Figure 27.13 shows observations of an elliptical galaxy that behaves in exactly this way. At the center of this active galaxy, there is a ring of dust and gas about 400 light-years in diameter, surrounding a 1.2-billion-MSun black hole. Radio observations show that two jets emerge in a direction perpendicular to the ring, just as the model predicts.
Making Connections
Quasars and the Attitudes of Astronomers
The discovery of quasars in the early 1960s was the first in a series of surprises astronomers had in store. Within another decade they would find neutron stars (in the form of pulsars), the first hints of black holes (in binary X-ray sources), and even the radio echo of the Big Bang itself. Many more new discoveries lay ahead.
As Maarten Schmidt reminisced in 1988, “This had, I believe, a profound impact on the conduct of those practicing astronomy. Before the 1960s, there was much authoritarianism in the field. New ideas expressed at meetings would be instantly judged by senior astronomers and rejected if too far out.” We saw a good example of this in the trouble Chandrasekhar had in finding acceptance for his ideas about the death of stars with cores greater than 1.4 MSun (see the feature box on Subrahmanyan Chandrasekhar).
“The discoveries of the 1960s,” Schmidt continued, “were an embarrassment, in the sense that they were totally unexpected and could not be evaluated immediately. In reaction to these developments, an attitude has evolved where even outlandish ideas in astronomy are taken seriously. Given our lack of solid knowledge in extragalactic astronomy, this is probably to be preferred over authoritarianism.”1
That is not to say that astronomers (being human) don’t continue to have prejudices and preferences. For example, a small group of astronomers who thought that the redshifts of quasars were not connected with their distances (which was definitely a minority opinion) often felt excluded from meetings or from access to telescopes in the 1960s and 1970s. It’s not so clear that they actually were excluded, as much as that they felt the very difficult pressure of knowing that most of their colleagues strongly disagreed with them. As it turned out, the evidence—which must ultimately decide all scientific questions—was not on their side either.

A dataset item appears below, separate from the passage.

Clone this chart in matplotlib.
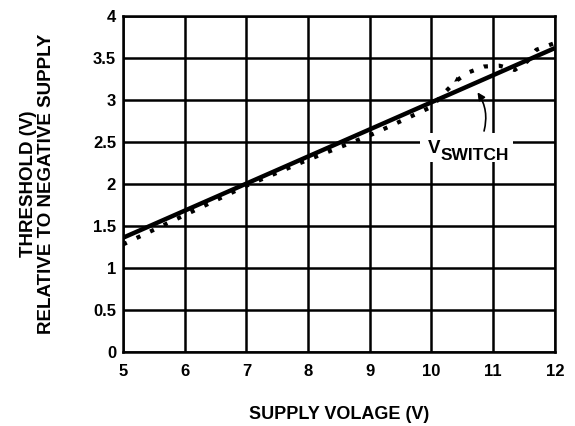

But today, as better instruments bring solutions to some problems and starkly illuminate our ignorance about others, the entire field of astronomy seems more open to discussing unusual ideas. Of course, before any hypotheses become accepted, they must be tested—again and again—against the evidence that nature itself reveals. Still, the many strange proposals published about what dark matter might be (see The Evolution and Distribution of Galaxies) attest to the new openness that Schmidt described.
With this black hole model, we have come a long way toward understanding the quasars and active galaxies that seemed very mysterious only a few decades ago. As often happens in astronomy, a combination of better instruments (making better observations) and improved theoretical models enabled us to make significant progress on a puzzling aspect of the cosmos.
Footnotes
- 1M. Schmidt, “The Discovery of Quasars,” in Modern Cosmology in Retrospect, ed. B. Bertotti et al. (Cambridge University Press, 1990).